Enemies III
- Cover art by Mike Witherby
- Designers: David Berge; Dennis Mallonee; Andrew Robinson;
- Illustrators: Mike Witherby
- Publishers: Hero Games
- Publication: 1984
- Genres: Superhero

= Enemies III =

Superhero role-playing game supplement

Enemies III is a supplement published by Hero Games in 1984 for the superhero role-playing game Champions.

==Contents==
Enemies III provides game statistics for twenty-seven super-villains. Each has a separate page, with long descriptions of the villain's methods and motivations, as well as costume and equipment.
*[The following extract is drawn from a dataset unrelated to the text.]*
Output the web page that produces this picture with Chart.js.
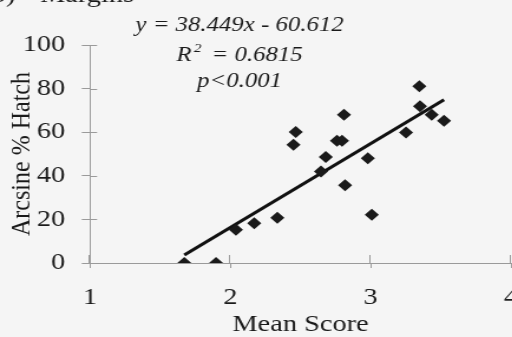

Also included is a full index of Champions villains.

==Publication history==
In 1981, Hero Games published the superhero role-playing game Champions and followed this up with several adventures and supplements. One of these was Enemies III, written by David Berge, Dennis Mallonee, and Andrew Robinson, and published by Hero Games in 1985 as a 32-page book with art by Mike Witherby.

==Reception==
In Issue 73 of The Space Gamer, Allen Varney commented, "What's to say, really, about an Enemies supplement? Either you want it or you don't. This is a pretty good job."

In Issue 35 of Comics Feature, Steve Perrin liked the level of detail, found there were some differences in structure and rules from previous Champions publications. Despite this, Perrin concluded, "In all, it is an interesting book, with several good villains of differing difficulty levels for any Champions campaign."